I also think it would be really nice if DSM supported provisioning databases to existing Kubernetes clusters. Having a 1:1 relationship of DSM database to Kubernetes cluster can be quite wasteful, especially if a customer already has a large Kubernetes cluster in their environment.
Thank you for taking the time to provide this thoughtful feedback James. I will bring it to the attention of the product team.
I would like to add one clarification to point 2. Networks (both portgroups and IP ranges) are defined via Infrastructure Policies. It is possible to create per-tenant infrastructure policies with completely different network segment and ranges of IP address so that each tenant has their own ‘isolated’ databases from that perspective. In other words, each tenant has their own unique infra policy.
Re: 1. DSM databases need access to vCenter Server. In a multi-tenant cloud environment, we do not want customer databases to be in a network that can access the vSphere infrastructure.
That does not look correct. Why would DBs need to access VC? DSM appliance does need access to VC, but DSM is accessed only by DSE operator (running on provider solution cluster), not be tenants directly.
Fully agree on the resource usage/quota management (point 3). There are efforts to address this.

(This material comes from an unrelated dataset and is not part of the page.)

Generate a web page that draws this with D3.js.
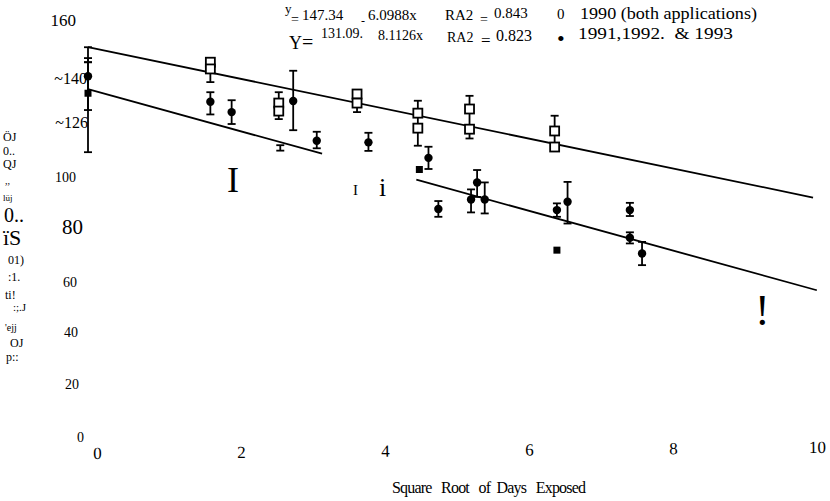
<!DOCTYPE html>
<html>
<head>
<meta charset="utf-8">
<script src="https://cdn.jsdelivr.net/npm/d3@7"></script>
<style>
  html, body { margin: 0; padding: 0; background: #fff; }
  svg { display: block; font-family: 'Liberation Serif', 'DejaVu Serif', serif; }
</style>
</head>
<body>
<svg id="chart" width="830" height="501"></svg>
<script>
// tick labels as printed on the scan
const xTickValues = [0, 2, 4, 6, 8, 10];
const yTickValues = [160, 140, 120, 100, 80, 60, 40, 20, 0];
const yTickLabels = ['160', '~140', '~126', '100', '80', '60', '40', '20', '0'];
const xTitle = 'Square   Root   of  Days   Exposed';

// fits: y = a + b * sqrt(days)
const fitIntercept = [147.34, 131.09];
const fitSlope = [-6.0988, -8.1126];

// 1990 (both applications) - open squares
const x1990 = [1.61, 1.61, 2.51, 2.51, 3.54, 3.54, 4.34, 4.34, 5.02, 5.02, 6.14, 6.14];
const y1990 = [141.5, 138.9, 125.7, 122.6, 129.2, 125.7, 121.8, 116.0, 123.4, 115.6, 114.9, 108.7];
const errX1990 = [0, 1.61, 2.51, 3.54, 4.34, 5.02, 6.14];
const errHi1990 = [147.3, 141.5, 129.9, 125.7, 126.6, 128.5, 120.8];
const errLo1990 = [141.5, 133.8, 119.5, 122.2, 109.2, 112.0, 108.7];

// 1991, 1992 & 1993 - filled circles
const x9193 = [0, 1.61, 1.89, 2.70, 3.01, 3.69, 4.48, 4.61, 5.04, 5.12, 5.22, 6.17, 6.31, 7.13, 7.13, 7.29];
const y9193 = [136.1, 126.2, 122.2, 126.5, 111.1, 110.5, 104.5, 84.7, 88.4, 95.0, 88.4, 84.3, 87.5, 84.3, 73.6, 67.5];
const xBlock = [0, 4.36, 6.17];
const yBlock = [129.5, 100.0, 68.8];
const errX9193 = [0, 0, 1.61, 1.89, 2.53, 2.70, 3.01, 3.69, 4.48, 4.61, 5.04, 5.12, 5.22, 6.17, 6.31, 7.13, 7.13, 7.29];
const errHi9193 = [143.1, 141.5, 129.9, 126.8, 109.4, 138.2, 114.6, 114.2, 108.8, 87.8, 92.3, 99.8, 95.0, 86.9, 95.2, 87.1, 75.7, 72.0];
const errLo9193 = [123.0, 106.7, 121.3, 117.6, 107.3, 115.2, 108.2, 107.2, 100.2, 81.7, 83.4, 89.4, 83.0, 81.7, 79.1, 82.0, 71.4, 63.0];

const svg = d3.select('#chart');
svg.append('rect').attr('width', 830).attr('height', 501).attr('fill', '#fff');

// data scales (fitted from the plotted lines)
const x = d3.scaleLinear().domain([0, 10]).range([88, 848]);
const y = d3.scaleLinear().domain([0, 160]).range([428, 14.4]);

// label scales (the printed ticks sit slightly off the data frame)
const xLab = d3.scaleLinear().domain([0, 10]).range([97, 817]);
const yLab = d3.scaleLinear().domain([0, 160]).range([437, 20]);

// regression lines
const fitLine = (a, b) => d3.line().x(d => x(d)).y(d => y(a + b * d));
const lines = svg.append('g').attr('class', 'fits')
  .attr('fill', 'none').attr('stroke', '#000').attr('stroke-width', 1.8);
lines.append('path').attr('d', fitLine(fitIntercept[0], fitSlope[0])([0, 9.54]));
lines.append('path').attr('d', fitLine(fitIntercept[1], fitSlope[1])([0, 3.08]));
lines.append('path').attr('d', fitLine(fitIntercept[1], fitSlope[1])([4.32, 9.59]));

// error bars
const drawErr = (xs, hi, lo) => {
  const g = svg.append('g').attr('stroke', '#000').attr('stroke-width', 1.8);
  const rows = xs.map((d, i) => ({ x: d, hi: hi[i], lo: lo[i] }));
  g.selectAll('.stem').data(rows).join('line').attr('class', 'stem')
    .attr('x1', d => x(d.x)).attr('x2', d => x(d.x))
    .attr('y1', d => y(d.hi)).attr('y2', d => y(d.lo));
  g.selectAll('.cap').data(rows.flatMap(d => [[d.x, d.hi], [d.x, d.lo]])).join('line').attr('class', 'cap')
    .attr('x1', d => x(d[0]) - 4).attr('x2', d => x(d[0]) + 4)
    .attr('y1', d => y(d[1])).attr('y2', d => y(d[1]));
};
drawErr(errX1990, errHi1990, errLo1990);
drawErr(errX9193, errHi9193, errLo9193);

// open squares
svg.append('g').selectAll('rect')
  .data(x1990.map((d, i) => [d, y1990[i]]))
  .join('rect')
  .attr('x', d => x(d[0]) - 4.5).attr('y', d => y(d[1]) - 4.5)
  .attr('width', 9).attr('height', 9)
  .attr('fill', '#fff').attr('stroke', '#000').attr('stroke-width', 1.8);

// filled circles
svg.append('g').selectAll('circle')
  .data(x9193.map((d, i) => [d, y9193[i]]))
  .join('circle')
  .attr('cx', d => x(d[0])).attr('cy', d => y(d[1]))
  .attr('r', 4.2).attr('fill', '#000');

// filled blocks (overprinted points)
svg.append('g').selectAll('rect')
  .data(xBlock.map((d, i) => [d, yBlock[i]]))
  .join('rect')
  .attr('x', d => x(d[0]) - 3.5).attr('y', d => y(d[1]) - 3.5)
  .attr('width', 7).attr('height', 7).attr('fill', '#000');

// y tick labels
const yStyle = {
  '160': [17, -4, 0], '~140': [16, 7, 6], '~126': [16, 8, -2], '100': [14, -4, 1],
  '80': [21, 3, -2], '60': [14, -3, 1], '40': [14, -2, -1], '20': [14, -1, -1], '0': [14, 4, 0]
};
const yAxis = svg.append('g').attr('transform', 'translate(80,0)')
  .call(d3.axisLeft(yLab).tickValues(yTickValues)
    .tickFormat((d, i) => yTickLabels[i]).tickSize(0).tickPadding(0));
yAxis.select('.domain').remove();
yAxis.selectAll('text')
  .attr('fill', '#000')
  .style('font-family', 'Liberation Serif, serif')
  .style('font-size', (d, i) => yStyle[yTickLabels[i]][0] + 'px')
  .attr('dx', (d, i) => yStyle[yTickLabels[i]][1])
  .attr('y', (d, i) => yStyle[yTickLabels[i]][2]);

// x tick labels (scan is a little tilted)
const xAxis = svg.append('g').attr('transform', 'translate(0,447) rotate(-0.48,97,0)')
  .call(d3.axisBottom(xLab).tickValues(xTickValues).tickSize(0).tickPadding(0));
xAxis.select('.domain').remove();
xAxis.selectAll('text')
  .attr('fill', '#000')
  .style('font-family', 'Liberation Serif, serif')
  .style('font-size', '17px');

svg.append('text')
  .attr('x', 392).attr('y', 493)
  .attr('textLength', 194).attr('lengthAdjust', 'spacing')
  .style('font-size', '16px').attr('xml:space', 'preserve')
  .text(xTitle);

// fit equations and legend, set as they appear in the scan
const notes = [
  ['y', 285, 13, 13], ['=', 291, 24, 14], ['147.34', 302, 20, 15], ['-', 361, 25, 12],
  ['6.0988x', 368, 20, 15], ['RA2', 445, 20, 15], ['=', 480, 24, 14], ['0.843', 494, 18, 15],
  ['0', 557, 19, 15],
  ['Y', 289, 49, 18], ['=', 302, 49, 20], ['131.09.', 321, 38, 14], ['8.1126x', 378, 40, 14],
  ['RA2', 447, 42, 14], ['=', 481, 46, 17], ['0.823', 496, 41, 16], ['\u2022', 557, 46, 22]
];
svg.append('g').selectAll('text').data(notes).join('text')
  .attr('x', d => d[1]).attr('y', d => d[2])
  .style('font-size', d => d[3] + 'px')
  .text(d => d[0]);

const legendLabels = ['1990 (both applications)', '1991,1992.  & 1993'];
svg.append('g').selectAll('text').data(legendLabels).join('text')
  .attr('x', (d, i) => [580, 578][i]).attr('y', (d, i) => [19, 39][i])
  .attr('textLength', (d, i) => [177, 155][i]).attr('lengthAdjust', 'spacingAndGlyphs')
  .attr('xml:space', 'preserve')
  .style('font-size', '17px')
  .text(d => d);

// rotated axis title, as it came through the scan
const sideText = [
  ['\u00d6J', 3, 141, 12], ['0..', 3, 155, 12], ['QJ', 3, 168, 12], [',,', 5, 184, 10],
  ['l\u00fcj', 3, 201, 9], ['0..', 4, 222, 20], ['\u00efS', 3, 245, 22],
  ['01)', 8, 264, 12], [':1.', 8, 281, 12], ['ti!', 5, 299, 12], [':;.J', 13, 311, 11],
  ["'ejj", 5, 331, 10], ['OJ', 10, 347, 12], ['p::', 6, 361, 12]
];
svg.append('g').selectAll('text').data(sideText).join('text')
  .attr('x', d => d[1]).attr('y', d => d[2])
  .style('font-size', d => d[3] + 'px')
  .text(d => d[0]);

// stray marks in the plot area
const strays = [['I', 227, 192, 36], ['I', 353, 195, 15], ['i', 379, 196, 26], ['!', 755, 325, 44]];
svg.append('g').selectAll('text').data(strays).join('text')
  .attr('x', d => d[1]).attr('y', d => d[2])
  .style('font-size', d => d[3] + 'px')
  .text(d => d[0]);
</script>
</body>
</html>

Not the database itself, but the K8s cluster on which it is running. I believe it is the CSI driver on this K8s cluster which requests vCenter to create Persistent Volumes/First Class Disks for the database’s volumes. Full list of port requirements for DSM are detailed here: https://docs.vmware.com/en/VMware-Data-Services-Manager/2.1/vmware-data-services-manager/GUID-86255AAD-6D05-4BFB-B499-2A8BF146E2E9.html#network-requirements-summary-13
Interesting. I guess node IPs and DB instance IPs could be hardened with DFW, but that would have to be automated.
Agreed. There are certainly additional enhancements coming down the line.